### [Dataset section]
★ ★ ★
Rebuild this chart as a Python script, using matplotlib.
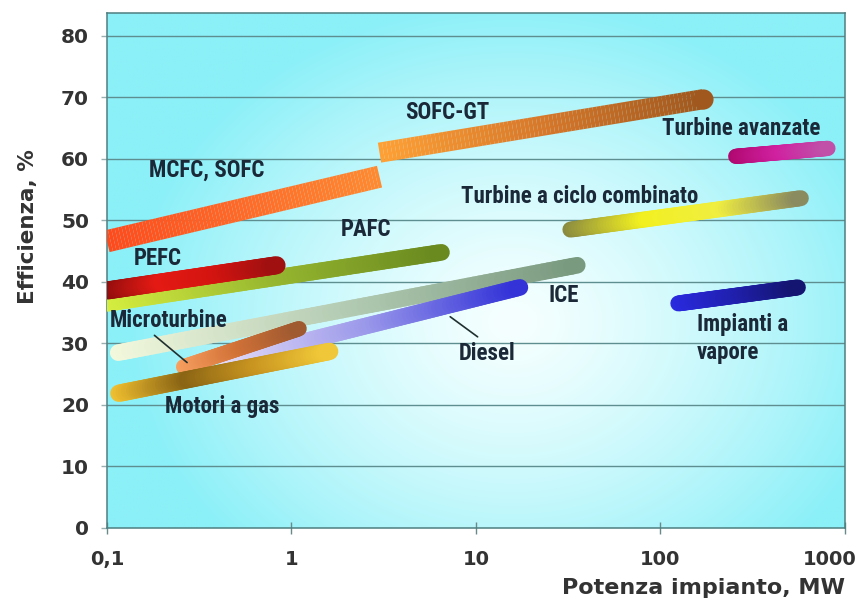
import numpy as np
import matplotlib
matplotlib.use("Agg")
import matplotlib.pyplot as plt
from matplotlib.collections import LineCollection
from matplotlib.colors import LinearSegmentedColormap, to_rgb
from matplotlib.transforms import ScaledTranslation
from matplotlib import font_manager

# ---------------- data ----------------
tech_names = ["PAFC", "PEFC", "ICE", "Diesel", "Microturbine", "Motori a gas",
              "MCFC, SOFC", "SOFC-GT", "Turbine a ciclo combinato",
              "Turbine avanzate", "Impianti a vapore"]
power_start = [0.1, 0.1, 0.115, 0.45, 0.26, 0.116, 0.1, 3.0, 32.5, 256, 125]   # MW
power_end = [6.5, 0.83, 35.4, 17.3, 1.1, 1.61, 3.0, 171, 577, 809, 556]         # MW
eff_start = [36.5, 38.6, 28.5, 27.2, 26.2, 21.9, 46.6, 61.0, 48.5, 60.4, 36.5]  # %
eff_end = [44.8, 42.7, 42.7, 39.1, 32.4, 28.7, 57.1, 69.7, 53.6, 61.7, 39.1]    # %

x_ticks = [0.1, 1, 10, 100, 1000]
x_tick_labels = ["0,1", "1", "10", "100", "1000"]
y_ticks = [0, 10, 20, 30, 40, 50, 60, 70, 80]

# ---------------- styles ----------------
band_colors = {
    "PAFC": ["#d8f040", "#98b830", "#6a8a20"],
    "PEFC": ["#8a0c0c", "#e41a14", "#d41410", "#a01010"],
    "ICE": ["#f2f8dc", "#b4ccb4", "#7a9a80"],
    "Diesel": ["#e4dcf8", "#9a98ea", "#3232d8"],
    "Microturbine": ["#f8a060", "#d27238", "#a05a30"],
    "Motori a gas": ["#f0c030", "#8a6414", "#c89420", "#f0c838"],
    "MCFC, SOFC": ["#ff4a1c", "#ff6a28", "#ff8a30"],
    "SOFC-GT": ["#ffa034", "#d8782a", "#a0581e"],
    "Turbine a ciclo combinato": ["#8a8a40", "#f2f020", "#f0ee40", "#8a8a60"],
    "Turbine avanzate": ["#b00870", "#d020a0", "#c050a8"],
    "Impianti a vapore": ["#2a2ae0", "#2020b0", "#141470"],
}
band_width = {
    "PAFC": 12, "PEFC": 13, "ICE": 12, "Diesel": 12, "Microturbine": 11,
    "Motori a gas": 12.5, "MCFC, SOFC": 16, "SOFC-GT": 14.5,
    "Turbine a ciclo combinato": 11.5, "Turbine avanzate": 11,
    "Impianti a vapore": 11.5,
}
band_cap = {"MCFC, SOFC": "butt", "SOFC-GT": "butt"}

labels_txt = ["MCFC, SOFC", "SOFC-GT", "PAFC", "PEFC", "Turbine avanzate",
              "Turbine a ciclo combinato", "ICE", "Microturbine", "Motori a gas",
              "Diesel", "Impianti a\nvapore"]
labels_x = [0.345, 6.95, 2.52, 0.189, 275, 36.7, 30, 0.215, 0.42, 11.5, 157]
labels_y = [58.1, 67.6, 48.5, 43.8, 64.9, 53.8, 37.8, 33.8, 19.7, 28.3, 30.8]
labels_ha = ["center"] * 10 + ["left"]

text_col = "#1a2838"
axis_col = "#333333"
grid_col = "#5e8e90"

avail = {f.name for f in font_manager.fontManager.ttflist}
narrow = [f for f in ["Liberation Sans Narrow", "Roboto Condensed",
                      "Open Sans Condensed"] if f in avail]
narrow_family = narrow[:1] + ["Liberation Sans", "DejaVu Sans"]
main_family = ["DejaVu Sans"]

fig = plt.figure(figsize=(8.61, 6.05), dpi=100)
ax = fig.add_axes([0.1243, 0.1273, 0.857, 0.8512])
ax.set_xscale("log")
ax.set_xlim(0.1, 1000)
ax.set_ylim(0, 83.7)

# radial background gradient
ny, nx = 300, 400
gx, gy = np.meshgrid(np.linspace(0, 1, nx), np.linspace(0, 1, ny))
r = np.sqrt(((gx - 0.55) / 0.52) ** 2 + ((gy - 0.40) / 0.62) ** 2)
r = np.clip(r, 0, 1) ** 1.3
c_in = np.array(to_rgb("#f6ffff"))
c_out = np.array(to_rgb("#8cf0f8"))
img = c_in[None, None, :] * (1 - r[..., None]) + c_out[None, None, :] * r[..., None]
ax.imshow(img, extent=(0, 1, 0, 1), transform=ax.transAxes, origin="lower",
          aspect="auto", zorder=0, interpolation="bilinear")

ax.set_yticks(y_ticks)
ax.set_xticks(x_ticks, labels=x_tick_labels)
ax.xaxis.set_minor_locator(matplotlib.ticker.NullLocator())
for y in y_ticks[1:]:
    ax.axhline(y, color=grid_col, lw=1.0, zorder=1)

for s in ax.spines.values():
    s.set_color("#4e7e80")
    s.set_linewidth(1.1)

ax.tick_params(axis="x", direction="inout", length=9, width=1, color="#6a8a8a",
               pad=11, labelsize=14)
ax.tick_params(axis="y", direction="out", length=4, width=1, color="#9ab0b0",
               pad=9, labelsize=14.5)
for lab in ax.get_xticklabels() + ax.get_yticklabels():
    lab.set_fontfamily(main_family)
    lab.set_fontweight("bold")
    lab.set_color(axis_col)
last = ax.get_xticklabels()[-1]
last.set_transform(last.get_transform() + ScaledTranslation(-0.15, 0, fig.dpi_scale_trans))

ax.set_ylabel("Efficienza, %", fontsize=15.5, fontweight="bold", color=axis_col,
              family=main_family, va="center")
ax.yaxis.set_label_coords(-0.107, 0.586)
ax.set_xlabel("Potenza impianto, MW", fontsize=16, fontweight="bold",
              color=axis_col, family=main_family, ha="right", va="center")
ax.xaxis.set_label_coords(1.0, -0.117)

# bands with colour gradients
t = np.linspace(0, 1, 81)
for z, (name, x0, x1, y0, y1) in enumerate(zip(tech_names, power_start, power_end,
                                               eff_start, eff_end)):
    lx = np.log10(x0) + t * (np.log10(x1) - np.log10(x0))
    xs = 10 ** lx
    ys = y0 + t * (y1 - y0)
    pts = np.column_stack([xs, ys])
    segs = np.stack([pts[:-1], pts[1:]], axis=1)
    cmap = LinearSegmentedColormap.from_list(name, band_colors[name])
    cols = cmap((t[:-1] + t[1:]) / 2)
    cap = band_cap.get(name, "round")
    lc = LineCollection(segs, colors=cols, linewidths=band_width[name],
                        capstyle=cap, joinstyle="round", zorder=3 + z * 0.1)
    ax.add_collection(lc)
    if name == "SOFC-GT":
        ax.scatter([x1], [y1], s=band_width[name] ** 2, color=cols[-1],
                   zorder=3 + z * 0.1, linewidths=0)

# labels
for txt, x, y, ha in zip(labels_txt, labels_x, labels_y, labels_ha):
    ax.text(x, y, txt, ha=ha, va="center", fontsize=16.5, fontweight="bold",
            color=text_col, family=narrow_family, zorder=6, linespacing=1.3)

# leader lines
ax.annotate("", xy=(0.279, 26.6), xytext=(0.176, 31.6),
            arrowprops=dict(arrowstyle="-", color="#203030", lw=1.2), zorder=6)
ax.annotate("", xy=(7.05, 34.6), xytext=(10.5, 30.8),
            arrowprops=dict(arrowstyle="-", color="#203030", lw=1.2), zorder=6)

fig.savefig("out.png", dpi=100, facecolor="white")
★ ★ ★
### [The exercise]
Make an exact reproduction of the listing above, without any pictures.

### [Answer to this problem]
Rebuild this chart as a Python script, using matplotlib.
import numpy as np
import matplotlib
matplotlib.use("Agg")
import matplotlib.pyplot as plt
from matplotlib.collections import LineCollection
from matplotlib.colors import LinearSegmentedColormap, to_rgb
from matplotlib.transforms import ScaledTranslation
from matplotlib import font_manager

# ---------------- data ----------------
tech_names = ["PAFC", "PEFC", "ICE", "Diesel", "Microturbine", "Motori a gas",
              "MCFC, SOFC", "SOFC-GT", "Turbine a ciclo combinato",
              "Turbine avanzate", "Impianti a vapore"]
power_start = [0.1, 0.1, 0.115, 0.45, 0.26, 0.116, 0.1, 3.0, 32.5, 256, 125]   # MW
power_end = [6.5, 0.83, 35.4, 17.3, 1.1, 1.61, 3.0, 171, 577, 809, 556]         # MW
eff_start = [36.5, 38.6, 28.5, 27.2, 26.2, 21.9, 46.6, 61.0, 48.5, 60.4, 36.5]  # %
eff_end = [44.8, 42.7, 42.7, 39.1, 32.4, 28.7, 57.1, 69.7, 53.6, 61.7, 39.1]    # %

x_ticks = [0.1, 1, 10, 100, 1000]
x_tick_labels = ["0,1", "1", "10", "100", "1000"]
y_ticks = [0, 10, 20, 30, 40, 50, 60, 70, 80]

# ---------------- styles ----------------
band_colors = {
    "PAFC": ["#d8f040", "#98b830", "#6a8a20"],
    "PEFC": ["#8a0c0c", "#e41a14", "#d41410", "#a01010"],
    "ICE": ["#f2f8dc", "#b4ccb4", "#7a9a80"],
    "Diesel": ["#e4dcf8", "#9a98ea", "#3232d8"],
    "Microturbine": ["#f8a060", "#d27238", "#a05a30"],
    "Motori a gas": ["#f0c030", "#8a6414", "#c89420", "#f0c838"],
    "MCFC, SOFC": ["#ff4a1c", "#ff6a28", "#ff8a30"],
    "SOFC-GT": ["#ffa034", "#d8782a", "#a0581e"],
    "Turbine a ciclo combinato": ["#8a8a40", "#f2f020", "#f0ee40", "#8a8a60"],
    "Turbine avanzate": ["#b00870", "#d020a0", "#c050a8"],
    "Impianti a vapore": ["#2a2ae0", "#2020b0", "#141470"],
}
band_width = {
    "PAFC": 12, "PEFC": 13, "ICE": 12, "Diesel": 12, "Microturbine": 11,
    "Motori a gas": 12.5, "MCFC, SOFC": 16, "SOFC-GT": 14.5,
    "Turbine a ciclo combinato": 11.5, "Turbine avanzate": 11,
    "Impianti a vapore": 11.5,
}
band_cap = {"MCFC, SOFC": "butt", "SOFC-GT": "butt"}

labels_txt = ["MCFC, SOFC", "SOFC-GT", "PAFC", "PEFC", "Turbine avanzate",
              "Turbine a ciclo combinato", "ICE", "Microturbine", "Motori a gas",
              "Diesel", "Impianti a\nvapore"]
labels_x = [0.345, 6.95, 2.52, 0.189, 275, 36.7, 30, 0.215, 0.42, 11.5, 157]
labels_y = [58.1, 67.6, 48.5, 43.8, 64.9, 53.8, 37.8, 33.8, 19.7, 28.3, 30.8]
labels_ha = ["center"] * 10 + ["left"]

text_col = "#1a2838"
axis_col = "#333333"
grid_col = "#5e8e90"

avail = {f.name for f in font_manager.fontManager.ttflist}
narrow = [f for f in ["Liberation Sans Narrow", "Roboto Condensed",
                      "Open Sans Condensed"] if f in avail]
narrow_family = narrow[:1] + ["Liberation Sans", "DejaVu Sans"]
main_family = ["DejaVu Sans"]

fig = plt.figure(figsize=(8.61, 6.05), dpi=100)
ax = fig.add_axes([0.1243, 0.1273, 0.857, 0.8512])
ax.set_xscale("log")
ax.set_xlim(0.1, 1000)
ax.set_ylim(0, 83.7)

# radial background gradient
ny, nx = 300, 400
gx, gy = np.meshgrid(np.linspace(0, 1, nx), np.linspace(0, 1, ny))
r = np.sqrt(((gx - 0.55) / 0.52) ** 2 + ((gy - 0.40) / 0.62) ** 2)
r = np.clip(r, 0, 1) ** 1.3
c_in = np.array(to_rgb("#f6ffff"))
c_out = np.array(to_rgb("#8cf0f8"))
img = c_in[None, None, :] * (1 - r[..., None]) + c_out[None, None, :] * r[..., None]
ax.imshow(img, extent=(0, 1, 0, 1), transform=ax.transAxes, origin="lower",
          aspect="auto", zorder=0, interpolation="bilinear")

ax.set_yticks(y_ticks)
ax.set_xticks(x_ticks, labels=x_tick_labels)
ax.xaxis.set_minor_locator(matplotlib.ticker.NullLocator())
for y in y_ticks[1:]:
    ax.axhline(y, color=grid_col, lw=1.0, zorder=1)

for s in ax.spines.values():
    s.set_color("#4e7e80")
    s.set_linewidth(1.1)

ax.tick_params(axis="x", direction="inout", length=9, width=1, color="#6a8a8a",
               pad=11, labelsize=14)
ax.tick_params(axis="y", direction="out", length=4, width=1, color="#9ab0b0",
               pad=9, labelsize=14.5)
for lab in ax.get_xticklabels() + ax.get_yticklabels():
    lab.set_fontfamily(main_family)
    lab.set_fontweight("bold")
    lab.set_color(axis_col)
last = ax.get_xticklabels()[-1]
last.set_transform(last.get_transform() + ScaledTranslation(-0.15, 0, fig.dpi_scale_trans))

ax.set_ylabel("Efficienza, %", fontsize=15.5, fontweight="bold", color=axis_col,
              family=main_family, va="center")
ax.yaxis.set_label_coords(-0.107, 0.586)
ax.set_xlabel("Potenza impianto, MW", fontsize=16, fontweight="bold",
              color=axis_col, family=main_family, ha="right", va="center")
ax.xaxis.set_label_coords(1.0, -0.117)

# bands with colour gradients
t = np.linspace(0, 1, 81)
for z, (name, x0, x1, y0, y1) in enumerate(zip(tech_names, power_start, power_end,
                                               eff_start, eff_end)):
    lx = np.log10(x0) + t * (np.log10(x1) - np.log10(x0))
    xs = 10 ** lx
    ys = y0 + t * (y1 - y0)
    pts = np.column_stack([xs, ys])
    segs = np.stack([pts[:-1], pts[1:]], axis=1)
    cmap = LinearSegmentedColormap.from_list(name, band_colors[name])
    cols = cmap((t[:-1] + t[1:]) / 2)
    cap = band_cap.get(name, "round")
    lc = LineCollection(segs, colors=cols, linewidths=band_width[name],
                        capstyle=cap, joinstyle="round", zorder=3 + z * 0.1)
    ax.add_collection(lc)
    if name == "SOFC-GT":
        ax.scatter([x1], [y1], s=band_width[name] ** 2, color=cols[-1],
                   zorder=3 + z * 0.1, linewidths=0)

# labels
for txt, x, y, ha in zip(labels_txt, labels_x, labels_y, labels_ha):
    ax.text(x, y, txt, ha=ha, va="center", fontsize=16.5, fontweight="bold",
            color=text_col, family=narrow_family, zorder=6, linespacing=1.3)

# leader lines
ax.annotate("", xy=(0.279, 26.6), xytext=(0.176, 31.6),
            arrowprops=dict(arrowstyle="-", color="#203030", lw=1.2), zorder=6)
ax.annotate("", xy=(7.05, 34.6), xytext=(10.5, 30.8),
            arrowprops=dict(arrowstyle="-", color="#203030", lw=1.2), zorder=6)

fig.savefig("out.png", dpi=100, facecolor="white")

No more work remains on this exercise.